Tinker Hatfield at the 2017 College of Design launch celebration
Tinker Hatfield, a name synonymous with innovative shoe design, is expanding design thinking across disciplines with his new gift to the College of Design.
The inaugural Tinker Hatfield Award for Innovation will make possible two groundbreaking projects.
One project will focus on Portland’s historically African-American neighborhood of Albina, and how to preserve cultural heritage in the face of gentrification and development.
The other project will investigate how to design spaces and products for healthy aging, focusing on an older demographic.
Hatfield—an architecture graduate of the Class of 1977, renowned designer of Nike’s Air Jordan, and Nike Vice President for Design and Special Projects—made this generous gift to spur innovation at the College of Design.
“With this award, I’m really pleased to support creative excellence and fuel disruption,” Hatfield said. “I can’t wait to see how these projects shape the future and provoke change in the status quo.”
Each year, at least one award of $25,000 will be designated for a project within the college. The award will provide support for the creation and delivery of a major innovative and interdisciplinary design project.
The 2018 selection committee considered projects through the lenses of innovation, disruption, dissemination, collaboration, interdisciplinarity, and inclusion, while also involving students. Dean Christoph Lindner made the final determination after receiving the committee’s recommendations.
“The Tinker Hatfield award allows us to pursue bold, experimental design projects while bringing together faculty and students across disciplines to make a real impact in our surrounding communities,” said Lindner. “Taking inspiration from Tinker Hatfield’s own work, our inaugural award projects push the boundaries of what’s possible in design.”
Portland's Albina neighborhood circa 1950
Albina African-American Cultural Heritage Conservation
In the 1960s, Portland’s Albina neighborhood was home to 80 percent of the city’s African-American population. As of 2010, that number sank to 28 percent. The story of Albina’s disappearing black community is a common American tale of gentrification, increased housing costs, and discriminatory urban renewal and housing policies. The Albina African-American Cultural Heritage Conservation Research project, led by co-principal investigators James Buckley (Venerable Chair and associate professor of Historic Preservation in the School of Architecture & Environment) and Eleonora Redaelli (associate professor in the School of Planning, Public Policy and Management), will investigate the Albina case with the goal of creating a model for minority communities to develop their own strategies for strengthening their cultural heritage.
Albina African-American Cultural
Heritage Conservation Team:
James Buckley, Venerable Chair and
associate professor of Historic
Eleonora Redaelli, associate
Brook Muller, professor of
Architecture, director of Portland
Architecture Program, SAE.
Howard Davis, professor of
John Arroyo, incoming assistant
“We see the project as an effort to build a prototype for using design thinking to address issues of inequity and displacement in minority communities,” wrote Buckley and Redaelli.

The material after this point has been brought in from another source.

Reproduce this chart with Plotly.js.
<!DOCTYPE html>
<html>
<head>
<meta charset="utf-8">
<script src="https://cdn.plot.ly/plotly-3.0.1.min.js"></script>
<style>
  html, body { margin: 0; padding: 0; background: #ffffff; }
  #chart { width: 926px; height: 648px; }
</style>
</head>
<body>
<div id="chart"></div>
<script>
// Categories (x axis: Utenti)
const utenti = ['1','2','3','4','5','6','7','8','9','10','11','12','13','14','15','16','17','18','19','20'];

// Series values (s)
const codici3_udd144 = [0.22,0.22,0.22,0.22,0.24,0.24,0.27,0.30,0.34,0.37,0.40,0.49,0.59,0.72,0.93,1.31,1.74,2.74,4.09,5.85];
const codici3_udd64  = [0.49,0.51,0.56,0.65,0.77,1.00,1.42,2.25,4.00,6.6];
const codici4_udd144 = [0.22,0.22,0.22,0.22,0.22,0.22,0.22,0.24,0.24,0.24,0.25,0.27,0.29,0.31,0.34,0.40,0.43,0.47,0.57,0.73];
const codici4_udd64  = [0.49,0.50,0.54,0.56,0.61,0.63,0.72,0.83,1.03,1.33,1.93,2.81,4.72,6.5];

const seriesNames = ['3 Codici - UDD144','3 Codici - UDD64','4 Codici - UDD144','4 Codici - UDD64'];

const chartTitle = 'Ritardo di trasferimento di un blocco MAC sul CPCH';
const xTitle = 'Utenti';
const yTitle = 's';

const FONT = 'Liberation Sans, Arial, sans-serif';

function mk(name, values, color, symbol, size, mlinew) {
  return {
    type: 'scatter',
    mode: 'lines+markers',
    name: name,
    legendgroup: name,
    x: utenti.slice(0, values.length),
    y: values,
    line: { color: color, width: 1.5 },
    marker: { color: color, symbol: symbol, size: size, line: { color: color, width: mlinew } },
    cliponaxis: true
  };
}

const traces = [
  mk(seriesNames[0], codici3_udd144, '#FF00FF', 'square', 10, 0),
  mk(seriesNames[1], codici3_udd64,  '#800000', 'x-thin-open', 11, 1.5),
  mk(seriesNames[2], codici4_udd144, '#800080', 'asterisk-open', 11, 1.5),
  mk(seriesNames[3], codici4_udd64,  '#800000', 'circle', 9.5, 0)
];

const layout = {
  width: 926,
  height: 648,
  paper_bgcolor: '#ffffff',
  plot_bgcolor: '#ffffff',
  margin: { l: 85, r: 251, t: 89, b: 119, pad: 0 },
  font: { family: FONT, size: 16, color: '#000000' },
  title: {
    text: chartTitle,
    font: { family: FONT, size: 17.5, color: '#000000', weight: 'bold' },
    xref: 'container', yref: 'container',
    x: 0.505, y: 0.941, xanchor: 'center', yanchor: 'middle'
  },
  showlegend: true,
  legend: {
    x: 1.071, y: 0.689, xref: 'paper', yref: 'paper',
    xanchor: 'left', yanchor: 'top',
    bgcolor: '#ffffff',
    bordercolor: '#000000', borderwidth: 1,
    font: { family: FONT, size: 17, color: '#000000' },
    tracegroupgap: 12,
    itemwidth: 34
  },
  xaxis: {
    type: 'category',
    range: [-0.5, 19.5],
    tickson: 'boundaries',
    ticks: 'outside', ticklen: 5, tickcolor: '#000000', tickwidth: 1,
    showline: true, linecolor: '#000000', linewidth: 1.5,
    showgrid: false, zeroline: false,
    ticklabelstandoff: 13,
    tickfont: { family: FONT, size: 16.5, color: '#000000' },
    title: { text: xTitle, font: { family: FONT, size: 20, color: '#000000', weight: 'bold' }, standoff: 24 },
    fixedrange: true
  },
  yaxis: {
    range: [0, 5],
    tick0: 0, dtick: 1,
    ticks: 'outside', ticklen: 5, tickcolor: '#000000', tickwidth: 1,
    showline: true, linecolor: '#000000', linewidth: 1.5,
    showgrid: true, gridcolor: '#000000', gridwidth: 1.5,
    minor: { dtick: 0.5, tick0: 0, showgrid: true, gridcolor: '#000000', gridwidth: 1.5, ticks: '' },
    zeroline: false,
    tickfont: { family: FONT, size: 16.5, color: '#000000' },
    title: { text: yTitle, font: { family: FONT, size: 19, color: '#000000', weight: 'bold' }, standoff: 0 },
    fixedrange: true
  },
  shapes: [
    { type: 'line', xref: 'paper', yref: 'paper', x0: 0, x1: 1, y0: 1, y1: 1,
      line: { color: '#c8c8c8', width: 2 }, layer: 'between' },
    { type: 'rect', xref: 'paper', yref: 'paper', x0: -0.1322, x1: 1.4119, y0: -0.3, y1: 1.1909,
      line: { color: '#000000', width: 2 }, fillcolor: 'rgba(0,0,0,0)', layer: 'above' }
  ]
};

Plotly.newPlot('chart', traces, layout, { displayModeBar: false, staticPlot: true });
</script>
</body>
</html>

The Albina project will focus on conservation districts, design guidelines, and planning policies that would help preserve the historic character of the neighborhood, interpretive materials including signage to illustrate the history of black culture in Albina, arts activities and events to activate the space and engage the community, and the possibility of a historic designation. The project will include classes and workshops with research partners, topic experts, and community members.
“Our work in Albina is intended to develop tools that can be employed to assist other underserved communities in Oregon and elsewhere, including Latinx, Asian-American, Native American, and queer populations, to strengthen their community bonds using their own heritage,” wrote Buckley and Redaelli.
Universal Design for Healthy Aging
Principal investigator Susan Sokolowski (associate professor of Product Design and Director of the Sports Product Design Program) will lead the team for Universal Design for Healthy Aging, which focuses specifically on mobility, metrics, and memory. The team seeks to augment the health of this population by working across the disciplines of product design, architecture, interior architecture, and art.
Universal Design for Healthy
Susan Sokolowski, associate
professor of Product Design,
director of Sports Product Design
Program, A + D.
Mark Fretz, research assistant
professor of Architecture, SAE.
Esther Hagenlocher, assistant
professor of Architecture and
Interior Architecture, SAE.
Michael Salter, professor of Art,
A + D.
“It’s a great honor to be a recipient of the award,” said Sokolowski.
Traditionally, Sokolowski said, the 65-and-older generation (which currently makes up 13 percent of the U.S. population, a number expected to double in the next decade) is underserved in these areas.
With this award, the project will offer a Winter Term 2020 course for students from different disciplines. Students will have to apply for the course, and then they will work with faculty to develop art, products, and interiors tailored to this population.
Sokolowski explained the importance of students seeing collaboration across fields: “We get so focused in our discipline we forget that other people provide a different eye to the work.” She also says that designing for an aging demographic will provide many opportunities to students for future work in the field, while also emphasizing empathy in design.
There will be a juried exhibition at the White Stag Block during Design Week Portland and a second exhibit will show in New York City. Lastly, there will be a Healthy Aging Symposium hosted in Portland.
“The work we do in the College of Design could really affect these populations,” she said.